'''

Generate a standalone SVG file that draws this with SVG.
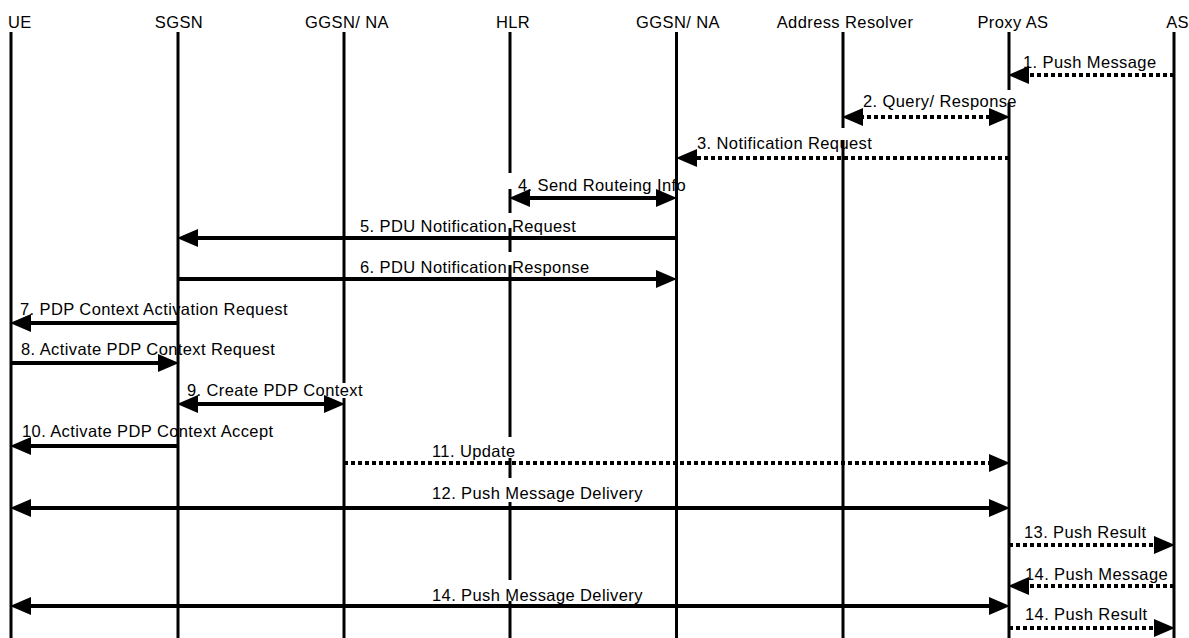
<svg xmlns="http://www.w3.org/2000/svg" width="1189" height="638" viewBox="0 0 1189 638">
<style>
text{font-family:"Liberation Sans",Arial,sans-serif;font-size:16.5px;fill:#000;letter-spacing:0.4px}
.hd{text-anchor:middle}
.life{stroke:#000;stroke-width:3;fill:none}
.msg{stroke:#000;stroke-width:4;fill:none}
.dot{stroke-dasharray:4 3}
</style>
<defs>
<marker id="ah" markerUnits="userSpaceOnUse" markerWidth="21" markerHeight="18" refX="10" refY="9" orient="auto-start-reverse" viewBox="0 0 21 18">
<path d="M0,0 L21,9 L0,18 Z" fill="#000"/>
</marker>
</defs>
<rect width="1189" height="638" fill="#fff"/>
<g id="ue"><text x="8" y="28">UE</text><path class="life" d="M11,32V638"/></g>
<g id="sgsn"><text class="hd" x="179" y="28">SGSN</text><path class="life" d="M178,32V638"/></g>
<g id="ggsn1"><text class="hd" x="347" y="28">GGSN/ NA</text><path class="life" d="M344,32V383M344,398V638"/></g>
<g id="hlr"><text class="hd" x="513" y="28">HLR</text><path class="life" d="M510,32V173M510,189V213M510,228V252M510,265V437M510,458V478M510,502V580M510,601V638"/></g>
<g id="ggsn2"><text class="hd" x="678" y="28">GGSN/ NA</text><path class="life" d="M676.5,32V638"/></g>
<g id="resolver"><text class="hd" x="845" y="28">Address Resolver</text><path class="life" d="M843,32V128M843,140V638"/></g>
<g id="proxy"><text class="hd" x="1013" y="28">Proxy AS</text><path class="life" d="M1009,32V90M1009,103V638"/></g>
<g id="as"><text x="1189" y="28" text-anchor="end">AS</text><path class="life" d="M1174,32V638"/></g>
<g id="connectors">
<path class="msg dot" d="M1174,75H1019" marker-end="url(#ah)"/>
<text x="1023" y="68">1. Push Message</text>
<path class="msg dot" d="M853,117H999" marker-start="url(#ah)" marker-end="url(#ah)"/>
<text x="863" y="107">2. Query/ Response</text>
<path class="msg dot" d="M1009,158H687" marker-end="url(#ah)"/>
<text x="697" y="149">3. Notification Request</text>
<path class="msg" d="M520,198H666" marker-start="url(#ah)" marker-end="url(#ah)"/>
<text x="518" y="191">4. Send Routeing Info</text>
<path class="msg" d="M676,238H188" marker-end="url(#ah)"/>
<text x="360" y="232">5. PDU Notification Request</text>
<path class="msg" d="M178,279H666" marker-end="url(#ah)"/>
<text x="360" y="273">6. PDU Notification Response</text>
<path class="msg" d="M178,323H21" marker-end="url(#ah)"/>
<text x="20" y="315">7. PDP Context Activation Request</text>
<path class="msg" d="M11,363H168" marker-end="url(#ah)"/>
<text x="21" y="355">8. Activate PDP Context Request</text>
<path class="msg" d="M188,404H334" marker-start="url(#ah)" marker-end="url(#ah)"/>
<text x="187" y="396">9. Create PDP Context</text>
<path class="msg" d="M178,446H21" marker-end="url(#ah)"/>
<text x="22" y="437">10. Activate PDP Context Accept</text>
<path class="msg dot" d="M344,463H999" marker-end="url(#ah)"/>
<text x="432" y="457">11. Update</text>
<path class="msg" d="M21,508H999" marker-start="url(#ah)" marker-end="url(#ah)"/>
<text x="432" y="499">12. Push Message Delivery</text>
<path class="msg dot" d="M1009,545H1164" marker-end="url(#ah)"/>
<text x="1024" y="538">13. Push Result</text>
<path class="msg dot" d="M1174,586H1019" marker-end="url(#ah)"/>
<text x="1025" y="580">14. Push Message</text>
<path class="msg" d="M21,606H999" marker-start="url(#ah)" marker-end="url(#ah)"/>
<text x="432" y="601">14. Push Message Delivery</text>
<path class="msg dot" d="M1009,628H1164" marker-end="url(#ah)"/>
<text x="1025" y="620">14. Push Result</text>
</g>
</svg>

'''

TASK OBJECTIVE
In the copy, include no pictures; restate the listing above exactly.

RIGHT ANSWER
Generate a standalone SVG file that draws this with SVG.
<svg xmlns="http://www.w3.org/2000/svg" width="1189" height="638" viewBox="0 0 1189 638">
<style>
text{font-family:"Liberation Sans",Arial,sans-serif;font-size:16.5px;fill:#000;letter-spacing:0.4px}
.hd{text-anchor:middle}
.life{stroke:#000;stroke-width:3;fill:none}
.msg{stroke:#000;stroke-width:4;fill:none}
.dot{stroke-dasharray:4 3}
</style>
<defs>
<marker id="ah" markerUnits="userSpaceOnUse" markerWidth="21" markerHeight="18" refX="10" refY="9" orient="auto-start-reverse" viewBox="0 0 21 18">
<path d="M0,0 L21,9 L0,18 Z" fill="#000"/>
</marker>
</defs>
<rect width="1189" height="638" fill="#fff"/>
<g id="ue"><text x="8" y="28">UE</text><path class="life" d="M11,32V638"/></g>
<g id="sgsn"><text class="hd" x="179" y="28">SGSN</text><path class="life" d="M178,32V638"/></g>
<g id="ggsn1"><text class="hd" x="347" y="28">GGSN/ NA</text><path class="life" d="M344,32V383M344,398V638"/></g>
<g id="hlr"><text class="hd" x="513" y="28">HLR</text><path class="life" d="M510,32V173M510,189V213M510,228V252M510,265V437M510,458V478M510,502V580M510,601V638"/></g>
<g id="ggsn2"><text class="hd" x="678" y="28">GGSN/ NA</text><path class="life" d="M676.5,32V638"/></g>
<g id="resolver"><text class="hd" x="845" y="28">Address Resolver</text><path class="life" d="M843,32V128M843,140V638"/></g>
<g id="proxy"><text class="hd" x="1013" y="28">Proxy AS</text><path class="life" d="M1009,32V90M1009,103V638"/></g>
<g id="as"><text x="1189" y="28" text-anchor="end">AS</text><path class="life" d="M1174,32V638"/></g>
<g id="connectors">
<path class="msg dot" d="M1174,75H1019" marker-end="url(#ah)"/>
<text x="1023" y="68">1. Push Message</text>
<path class="msg dot" d="M853,117H999" marker-start="url(#ah)" marker-end="url(#ah)"/>
<text x="863" y="107">2. Query/ Response</text>
<path class="msg dot" d="M1009,158H687" marker-end="url(#ah)"/>
<text x="697" y="149">3. Notification Request</text>
<path class="msg" d="M520,198H666" marker-start="url(#ah)" marker-end="url(#ah)"/>
<text x="518" y="191">4. Send Routeing Info</text>
<path class="msg" d="M676,238H188" marker-end="url(#ah)"/>
<text x="360" y="232">5. PDU Notification Request</text>
<path class="msg" d="M178,279H666" marker-end="url(#ah)"/>
<text x="360" y="273">6. PDU Notification Response</text>
<path class="msg" d="M178,323H21" marker-end="url(#ah)"/>
<text x="20" y="315">7. PDP Context Activation Request</text>
<path class="msg" d="M11,363H168" marker-end="url(#ah)"/>
<text x="21" y="355">8. Activate PDP Context Request</text>
<path class="msg" d="M188,404H334" marker-start="url(#ah)" marker-end="url(#ah)"/>
<text x="187" y="396">9. Create PDP Context</text>
<path class="msg" d="M178,446H21" marker-end="url(#ah)"/>
<text x="22" y="437">10. Activate PDP Context Accept</text>
<path class="msg dot" d="M344,463H999" marker-end="url(#ah)"/>
<text x="432" y="457">11. Update</text>
<path class="msg" d="M21,508H999" marker-start="url(#ah)" marker-end="url(#ah)"/>
<text x="432" y="499">12. Push Message Delivery</text>
<path class="msg dot" d="M1009,545H1164" marker-end="url(#ah)"/>
<text x="1024" y="538">13. Push Result</text>
<path class="msg dot" d="M1174,586H1019" marker-end="url(#ah)"/>
<text x="1025" y="580">14. Push Message</text>
<path class="msg" d="M21,606H999" marker-start="url(#ah)" marker-end="url(#ah)"/>
<text x="432" y="601">14. Push Message Delivery</text>
<path class="msg dot" d="M1009,628H1164" marker-end="url(#ah)"/>
<text x="1025" y="620">14. Push Result</text>
</g>
</svg>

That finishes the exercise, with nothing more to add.